Social Listening Tools
There are some great options out there, but remember: the most popular ones are free! Facebook, Twitter, Instagram, and Pinterest are great tools to start if you’re a small business, and they have plenty of insight tools for you to do proper social monitoring and listening.
For users that want that extra bit, there are more than enough paid solutions that opt not only to listen but also to increase your following. These tools include Hootsuite and Brandwatch, offering a complete management solution for people who want everything in one place.
Common features many paid social listening tools offer are:
- Audience tools for deeper insights
- Social media platform integration
- Get in contact with influencers
- Campaign management
What Are the Main Limitations of Social Listening?
Whether researching on your own or using a specific tool, social listening is a great tool to gather information about your audience. The data produced is unstructured and unfiltered, so relying heavily on what you log from can lead you to arbitrary results.

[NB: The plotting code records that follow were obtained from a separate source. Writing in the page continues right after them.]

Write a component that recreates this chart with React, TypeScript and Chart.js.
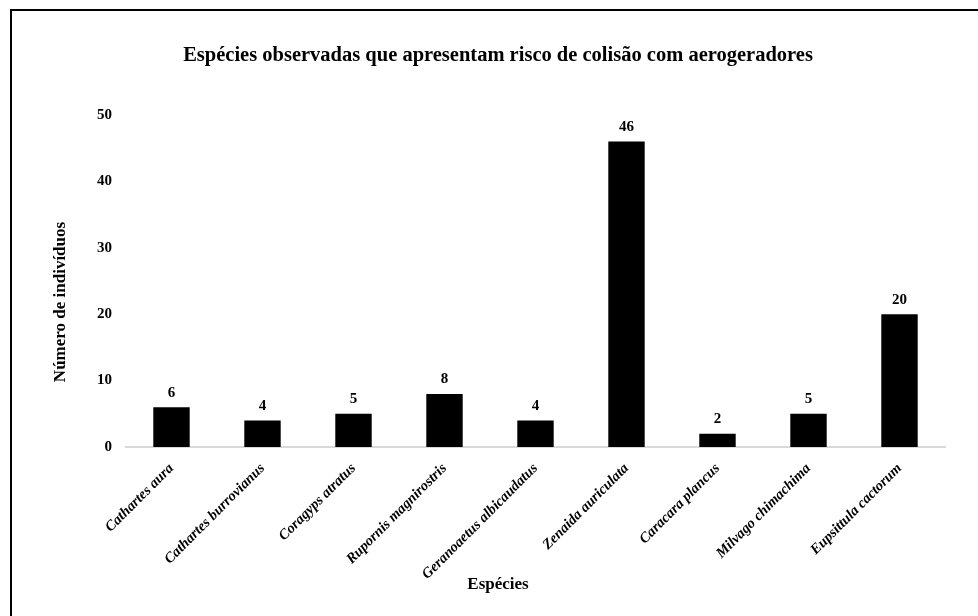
import React, { useEffect, useRef } from "react";
import { Chart, registerables } from "chart.js";

Chart.register(...registerables);

const species = [
  "Cathartes aura",
  "Cathartes burrovianus",
  "Coragyps atratus",
  "Rupornis magnirostris",
  "Geranoaetus albicaudatus",
  "Zenaida auriculata",
  "Caracara plancus",
  "Milvago chimachima",
  "Eupsittula cactorum",
];
const individuals = [6, 4, 5, 8, 4, 46, 2, 5, 20];
const yMin = 0;
const yMax = 50;
const yStep = 10;

const chartTitle = "Espécies observadas que apresentam risco de colisão com aerogeradores";
const xTitle = "Espécies";
const yTitle = "Número de indivíduos";

const SERIF = '"Liberation Serif", "Times New Roman", Times, serif';

// Writes each bar's value just above it.
const valueLabels = {
  id: "valueLabels",
  afterDatasetsDraw(chart: any) {
    const { ctx } = chart;
    const meta = chart.getDatasetMeta(0);
    const data = chart.data.datasets[0].data as number[];
    ctx.save();
    ctx.font = `bold 15px ${SERIF}`;
    ctx.fillStyle = "#000";
    ctx.textAlign = "center";
    ctx.textBaseline = "bottom";
    meta.data.forEach((bar: any, i: number) => {
      ctx.fillText(String(data[i]), bar.x, bar.y - 7);
    });
    ctx.restore();
  },
};

// Chart title and axis titles, centred on the whole drawing rather than on the plot.
const titles = {
  id: "titles",
  afterDraw(chart: any) {
    const { ctx } = chart;
    const cx = 486;
    ctx.save();
    ctx.fillStyle = "#000";
    ctx.textAlign = "center";
    ctx.textBaseline = "middle";
    ctx.font = `bold 20.5px ${SERIF}`;
    ctx.fillText(chartTitle, cx, 45);
    ctx.font = `bold 17px ${SERIF}`;
    ctx.fillText(xTitle, cx, 574);
    ctx.translate(49, 291);
    ctx.rotate(-Math.PI / 2);
    ctx.fillText(yTitle, 0, 0);
    ctx.restore();
  },
};

export default function App() {
  const canvasRef = useRef<HTMLCanvasElement | null>(null);

  useEffect(() => {
    if (!canvasRef.current) return;
    const chart = new Chart(canvasRef.current, {
      type: "bar",
      data: {
        labels: species,
        datasets: [
          {
            data: individuals,
            backgroundColor: "#000000",
            borderWidth: 0,
            categoryPercentage: 1,
            barPercentage: 0.4,
          },
        ],
      },
      options: {
        responsive: false,
        animation: false,
        layout: { padding: { left: 0, right: 33, top: 104, bottom: 0 } },
        plugins: {
          legend: { display: false },
          tooltip: { enabled: false },
          title: { display: false },
        },
        scales: {
          x: {
            grid: { display: false, drawTicks: false },
            border: { display: true, color: "#d9d9d9", width: 2 },
            ticks: {
              autoSkip: false,
              minRotation: 45,
              maxRotation: 45,
              padding: 13,
              color: "#000",
              font: { family: SERIF, size: 14.5, weight: "bold", style: "italic" },
            },
            afterFit(scale: any) {
              scale.height = 169;
            },
          },
          y: {
            min: yMin,
            max: yMax,
            grid: { display: false, drawTicks: false },
            border: { display: false },
            ticks: {
              stepSize: yStep,
              padding: 14,
              color: "#000",
              font: { family: SERIF, size: 15, weight: "bold" },
            },
            afterFit(scale: any) {
              scale.width = 114;
            },
          },
        },
      },
      plugins: [valueLabels, titles],
    });
    return () => chart.destroy();
  }, []);

  return (
    <div
      style={{
        position: "absolute",
        left: 10,
        top: 9,
        width: 968,
        height: 607,
        boxSizing: "border-box",
        borderTop: "2px solid #000",
        borderLeft: "2px solid #000",
        background: "#fff",
      }}
    >
      <canvas ref={canvasRef} width={966} height={605} style={{ display: "block" }} />
    </div>
  );
}
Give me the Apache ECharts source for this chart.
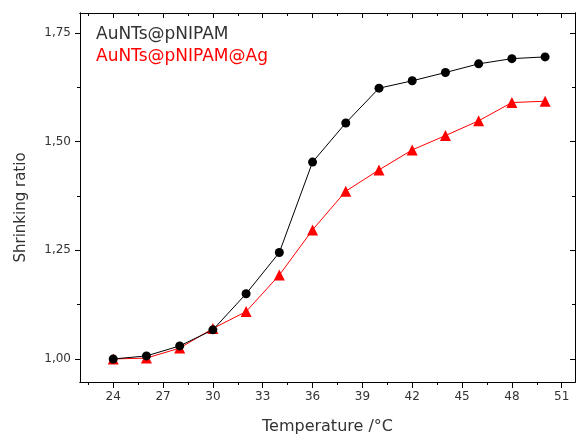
<!DOCTYPE html>
<html><head><meta charset="utf-8">
<script src="https://cdn.jsdelivr.net/npm/echarts@6/dist/echarts.min.js"></script>
<style>html,body{margin:0;padding:0;background:#fff}#c{width:576px;height:441px}</style>
</head><body><div id="c"></div>
<script>
const temps = [24,26,28,30,32,34,36,38,40,42,44,46,48,50];
const seriesNames = ['AuNTs@pNIPAM','AuNTs@pNIPAM@Ag'];
const auNTs = [1.000,1.007,1.030,1.067,1.150,1.245,1.453,1.543,1.623,1.640,1.659,1.679,1.691,1.695];
const auNTsAg = [1.000,1.002,1.025,1.070,1.109,1.193,1.297,1.386,1.435,1.481,1.514,1.548,1.590,1.593];
const xMajor = [24,27,30,33,36,39,42,45,48,51];
const xMinor = [22.5,25.5,28.5,31.5,34.5,37.5,40.5,43.5,46.5,49.5];
const yMajor = [1.00,1.25,1.50,1.75];
const yMinor = [1.125,1.375,1.625];

const X_MIN = 22, X_MAX = 51.8, Y_MIN = 0.947, Y_MAX = 1.796;
const lineC = '#000';
const FF = 'DejaVu Sans, Liberation Sans, Arial';
function xa(pos, ticks, len, inside, labels, extra) {
  return Object.assign({
    type: 'value', position: pos, min: X_MIN, max: X_MAX,
    axisLine: {show: true, onZero: false, lineStyle: {color: lineC, width: 1}},
    axisTick: {show: true, customValues: ticks, length: len, inside: inside, lineStyle: {color: lineC}},
    axisLabel: labels ? {show: true, customValues: ticks, color: '#333', fontSize: 12, margin: 9, fontFamily: FF} : {show: false},
    splitLine: {show: false}
  }, extra || {});
}
function ya(pos, ticks, len, inside, labels, extra) {
  return Object.assign({
    type: 'value', position: pos, min: Y_MIN, max: Y_MAX,
    axisLine: {show: true, onZero: false, lineStyle: {color: lineC, width: 1}},
    axisTick: {show: true, customValues: ticks, length: len, inside: inside, lineStyle: {color: lineC}},
    axisLabel: labels ? {show: true, customValues: ticks, color: '#333', fontSize: 12, margin: 9, fontFamily: FF,
      formatter: v => v.toFixed(2).replace('.', ',')} : {show: false},
    splitLine: {show: false}
  }, extra || {});
}
const chart = echarts.init(document.getElementById('c'));
chart.setOption({
  animation: false,
  backgroundColor: '#fff',
  grid: {left: 80, right: 1, top: 13, bottom: 59, containLabel: false},
  legend: {
    orient: 'vertical', left: 86, top: 21, icon: 'none', itemGap: 5, itemWidth: 0,
    textStyle: {fontSize: 17, fontFamily: FF},
    data: [
      {name: seriesNames[0], textStyle: {color: '#333'}},
      {name: seriesNames[1], textStyle: {color: '#ff0000'}}
    ],
    selectedMode: false
  },
  xAxis: [
    xa('bottom', xMajor, 6, false, true, {name: 'Temperature /°C', nameLocation: 'middle', nameGap: 37,
      nameTextStyle: {color: '#333', fontSize: 16, fontFamily: FF}}),
    xa('bottom', xMinor, 3, false, false),
    xa('top', xMajor, 5, true, false),
    xa('top', xMinor, 3, true, false)
  ],
  yAxis: [
    ya('left', yMajor, 5, false, true, {name: 'Shrinking ratio', nameLocation: 'middle', nameGap: 51,
      nameTextStyle: {color: '#333', fontSize: 15, fontFamily: FF, padding: [0, 20, 0, 0]}}),
    ya('left', yMinor, 3, false, false),
    ya('right', yMajor, 5, true, false),
    ya('right', yMinor, 3, true, false)
  ],
  series: [
    {name: seriesNames[0], type: 'line', xAxisIndex: 0, yAxisIndex: 0,
     data: temps.map((t, i) => [t, auNTs[i]]),
     symbol: 'circle', symbolSize: 9, z: 3,
     lineStyle: {color: '#000', width: 1}, itemStyle: {color: '#000'}},
    {name: seriesNames[1], type: 'line', xAxisIndex: 0, yAxisIndex: 0,
     data: temps.map((t, i) => [t, auNTsAg[i]]),
     symbol: 'triangle', symbolSize: 11, z: 2,
     lineStyle: {color: '#ff0000', width: 1}, itemStyle: {color: '#ff0000'}}
  ]
});
</script></body></html>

With that said, social listening comes with a few limitations that you must keep in mind.
Overwhelming Amounts of Data
At first, when talking about social media, the data sample can be overwhelming and need cleanup before going through to the next phase. That particular aspect can limit the data quality, require more time to clear and get even heavier when using multiple social media sources.
Social Listening Tools Lack Human Sentiment
Most social listening tools don’t take into account human sentiment, so in that case, you’ll need to seek outside help. For example, social listening tools struggle with comments containing sarcasm or humour, so user input is required to distinguish people’s reactions when they’re telling the truth or joking about something.